What Actually Changed

The implementation plan became the primary review artefact. Before any code is written, the agent produces a detailed plan: every file it will create or modify, what changes it will make, what tests it will write. The team found a clear pattern: when the plan is correct, execution is consistently accurate. Course-correcting a plan takes minutes. Course-correcting generated code takes hours. Developers stopped correcting errors and started confirming decisions.

Somewhere around the third connector, the cognitive shift happened. The builder was no longer reading every line of generated code looking for errors to fix. They were reading to confirm the approach, occasionally adjusting, mostly approving. The cognitive load moved from production to verification.

The AI asks the same questions, runs the same security checks, applies the same structure every time. No skipped steps because the standup ran over. That consistency across every artefact is what reduced rework from 30% to under 10%.

Documentation debt got paid as a side effect. When the team built skills that reference existing docs (coding standards, architecture patterns, functional specs), they discovered gaps, contradictions, and outdated content. Fixing documentation for the agents also fixed it for human onboarding and cross-team collaboration.

What Was Hard

Three challenges are worth calling out for teams embarking on a similar journey:

  • User story granularity was wrong on the first pass. The agent initially broke features into stories the way a human developer would: small, independent, individually testable. For an AI agent, each story requires reloading the full context, and a small story costs nearly as much as a large one. A single larger story per connector worked better. The right approach for humans was the wrong approach for agents — it took a failed iteration to discover that.
  • Artefact detail is a cost lever. The agent generates more detail than humans need to review. Early design documents created review overhead that slowed the pipeline. The team iterated on prompt design to calibrate output. Expect two to three iterations per skill before output consistently matches how the team actually works.
  • Token consumption was higher than planned. The agent sometimes loaded entire documents when it only needed specific sections. The team is now evaluating whether non-coding stages should run on smaller, cheaper models, reserving the expensive model for the engineering stage where code quality matters most.

What’s Next

Three streams are scaling in parallel. The Connectors AI PDLC is rolling out to the full delivery team. Features AI PDLC and Config Builder AI PDLC are each on a 6-week sprint to MVP. The Config Builder then phases across Solutions, Pre-Sales, and Delivery teams over the following months. Each cohort validates before the next begins.

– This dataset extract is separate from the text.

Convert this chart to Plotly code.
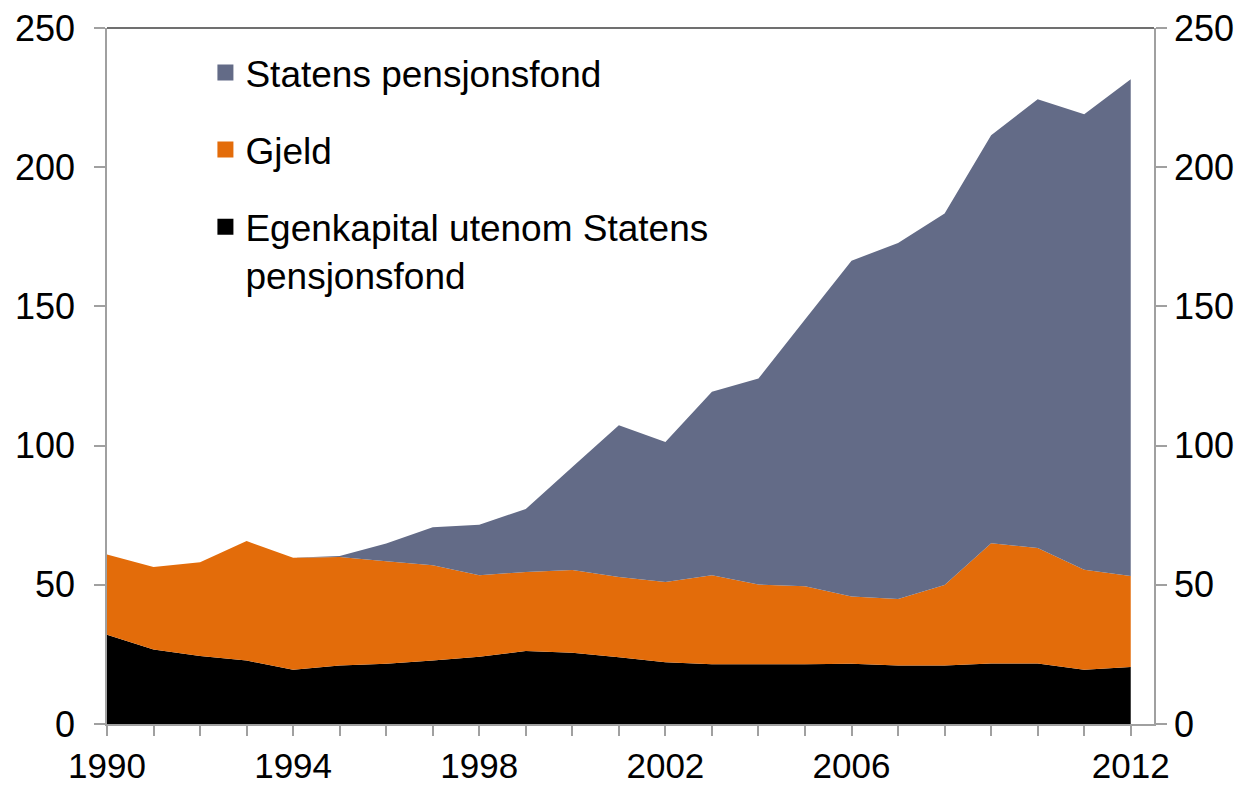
import plotly.graph_objects as go

years = list(range(1990, 2013))
egenkapital = [32.1, 26.8, 24.4, 22.8, 19.5, 21.0, 21.6, 22.8, 24.2, 26.2, 25.6, 24.0,
               22.2, 21.5, 21.5, 21.5, 21.6, 21.0, 21.0, 21.7, 21.7, 19.5, 20.5]
gjeld = [28.8, 29.6, 33.7, 42.9, 40.2, 39.0, 36.9, 34.2, 29.2, 28.4, 29.7, 28.8,
         28.8, 31.9, 28.6, 28.0, 24.2, 23.9, 28.9, 43.2, 41.5, 35.9, 32.7]
spf = [0, 0, 0, 0, 0, 0.3, 6.3, 13.7, 18.2, 22.6, 37.0, 54.5,
       50.3, 65.9, 74.0, 95.8, 120.6, 127.9, 133.5, 146.6, 161.2, 163.6, 178.4]

names = ["Egenkapital utenom Statens<br>pensjonsfond", "Gjeld", "Statens pensjonsfond"]
colors = ["#000000", "#E36C0A", "#636B87"]
series = [egenkapital, gjeld, spf]

xtick_vals = years
xtick_text = [str(y) if y in (1990, 1994, 1998, 2002, 2006, 2012) else "" for y in years]
ytick_vals = [0, 50, 100, 150, 200, 250]

fig = go.Figure()
for name, col, vals in zip(names, colors, series):
    fig.add_trace(go.Scatter(x=years, y=vals, stackgroup="one", mode="none",
                             fillcolor=col, line=dict(width=0), showlegend=False,
                             hoverinfo="x+y", name=name))

# legend proxies (square swatches), in the order shown in the reference
for i, (name, col) in enumerate(reversed(list(zip(names, colors)))):
    fig.add_trace(go.Scatter(x=[None], y=[None], mode="markers", name=name,
                             legendgroup=f"g{i}",
                             marker=dict(symbol="square", size=19, color=col)))

# invisible trace on secondary axis to show right axis
fig.add_trace(go.Scatter(x=[None], y=[None], yaxis="y2", showlegend=False, mode="none"))

axis_grey = "#A0A0A0"
font_family = "Liberation Sans, Arial, sans-serif"

# page body has an 8px margin, so the figure is sized/offset accordingly
fig.update_layout(
    width=1244, height=778,
    margin=dict(l=99, r=98, t=20, b=62, autoexpand=False),
    plot_bgcolor="white", paper_bgcolor="white",
    font=dict(family=font_family, size=36, color="black"),
    showlegend=True,
    legend=dict(x=0.094, y=0.98, xanchor="left", yanchor="top",
                traceorder="grouped", tracegroupgap=26, valign="top",
                font=dict(size=37, color="black"), bgcolor="rgba(0,0,0,0)",
                itemsizing="trace"),
    xaxis=dict(range=[1990, 2012.5], tickmode="array", tickvals=xtick_vals,
               ticktext=xtick_text, ticks="outside", ticklen=10, tickwidth=1.5,
               tickcolor=axis_grey, showline=True, linecolor=axis_grey, linewidth=1.5,
               showgrid=False, zeroline=False, tickfont=dict(size=35), automargin=False),
    yaxis=dict(range=[0, 250], tickvals=ytick_vals, ticks="outside", ticklen=11,
               tickwidth=1.5, tickcolor=axis_grey, showline=True, linecolor=axis_grey,
               linewidth=1.5, showgrid=False, zeroline=False, tickfont=dict(size=36),
               automargin=False, ticklabelstandoff=12, ticklabeloverflow="allow"),
    yaxis2=dict(range=[0, 250], tickvals=ytick_vals, overlaying="y", side="right",
                ticks="outside", ticklen=11, tickwidth=1.5, tickcolor=axis_grey,
                showline=True, linecolor=axis_grey, linewidth=1.5, showgrid=False,
                zeroline=False, tickfont=dict(size=36), automargin=False,
                ticklabeloverflow="allow"),
    shapes=[dict(type="line", xref="paper", yref="paper", x0=0, x1=1, y0=1, y1=1,
                 line=dict(color="#404040", width=1.5))],
)

fig.write_html("out.html")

The Code PDLC and Config PDLC are merging into a single pipeline: one lifecycle, two output types. If AI can build platform configuration in 6 days instead of 26, that capability can extend to customers — compressing project delivery timelines and opening self-service options that change the commercial model for professional services.

Where This Led

Michael Kinloch, Xceptor’s SVP Engineering, co-presented this work with Forte at CTO Craft London (March 2026) and CTO Craft Toronto (May 2026), with updated results at each conference.

The engagement expanded from a single agent build into a board-approved, firm-wide AI programme. Through Xceptor, Forte was introduced to Astorg, the PE firm behind the investment, which led to a broader relationship covering AI adoption across Astorg portfolio companies.

Technology Stack

Anthropic Claude (Opus for engineering stages, Sonnet for non-coding stages), GitHub Copilot, Claude Code with custom skill architecture (v1.13, 46 org-wide installs), Playwright MCP (test automation), Azure DevOps, Azure OpenAI (agent products), Azure Document Intelligence (OCR and document extraction), Kubernetes on Azure (agent deployment), custom orchestration engine, SOC 2 and ISO 27001 compliance frameworks.